**Supplied data**
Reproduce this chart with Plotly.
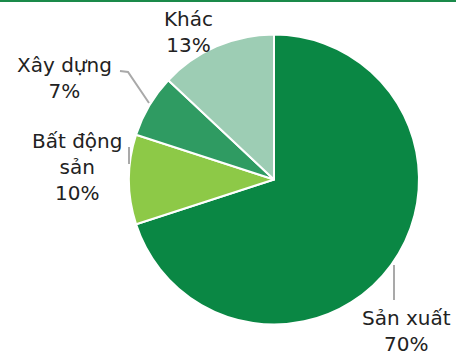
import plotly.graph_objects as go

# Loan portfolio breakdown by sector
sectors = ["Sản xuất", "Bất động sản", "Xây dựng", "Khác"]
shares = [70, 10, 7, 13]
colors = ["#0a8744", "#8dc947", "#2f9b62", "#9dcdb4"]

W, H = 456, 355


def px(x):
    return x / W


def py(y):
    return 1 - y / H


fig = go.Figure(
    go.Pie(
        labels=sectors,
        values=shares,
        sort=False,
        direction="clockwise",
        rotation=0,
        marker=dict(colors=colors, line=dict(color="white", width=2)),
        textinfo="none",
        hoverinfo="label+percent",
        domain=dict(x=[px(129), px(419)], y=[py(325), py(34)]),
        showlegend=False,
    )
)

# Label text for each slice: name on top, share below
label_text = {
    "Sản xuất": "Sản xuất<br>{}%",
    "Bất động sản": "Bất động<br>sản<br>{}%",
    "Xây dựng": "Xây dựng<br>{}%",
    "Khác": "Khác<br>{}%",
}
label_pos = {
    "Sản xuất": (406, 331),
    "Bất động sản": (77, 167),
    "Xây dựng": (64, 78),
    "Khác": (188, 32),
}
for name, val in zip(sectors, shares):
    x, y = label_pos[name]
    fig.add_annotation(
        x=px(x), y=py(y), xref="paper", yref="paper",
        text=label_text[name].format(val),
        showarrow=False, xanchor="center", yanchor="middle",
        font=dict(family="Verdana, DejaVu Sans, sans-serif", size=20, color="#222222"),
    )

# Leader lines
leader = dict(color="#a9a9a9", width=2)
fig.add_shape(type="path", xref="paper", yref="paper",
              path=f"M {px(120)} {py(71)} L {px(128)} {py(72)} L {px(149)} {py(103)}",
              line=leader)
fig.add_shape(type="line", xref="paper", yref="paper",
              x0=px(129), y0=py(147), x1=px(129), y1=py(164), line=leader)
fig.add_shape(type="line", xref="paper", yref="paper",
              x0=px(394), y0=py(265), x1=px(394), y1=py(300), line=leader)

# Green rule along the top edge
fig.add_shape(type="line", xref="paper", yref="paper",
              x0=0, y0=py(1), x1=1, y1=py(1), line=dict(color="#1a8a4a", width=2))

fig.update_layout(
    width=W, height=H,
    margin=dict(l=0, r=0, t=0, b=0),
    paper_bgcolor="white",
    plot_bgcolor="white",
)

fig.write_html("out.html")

**What you are asked to do**
Reproduce the data above word for word from its first line through the line that holds "return 1 - y / H", both ends included; skip pictures.

**Exercise solution**
Reproduce this chart with Plotly.
import plotly.graph_objects as go

# Loan portfolio breakdown by sector
sectors = ["Sản xuất", "Bất động sản", "Xây dựng", "Khác"]
shares = [70, 10, 7, 13]
colors = ["#0a8744", "#8dc947", "#2f9b62", "#9dcdb4"]

W, H = 456, 355


def px(x):
    return x / W


def py(y):
    return 1 - y / H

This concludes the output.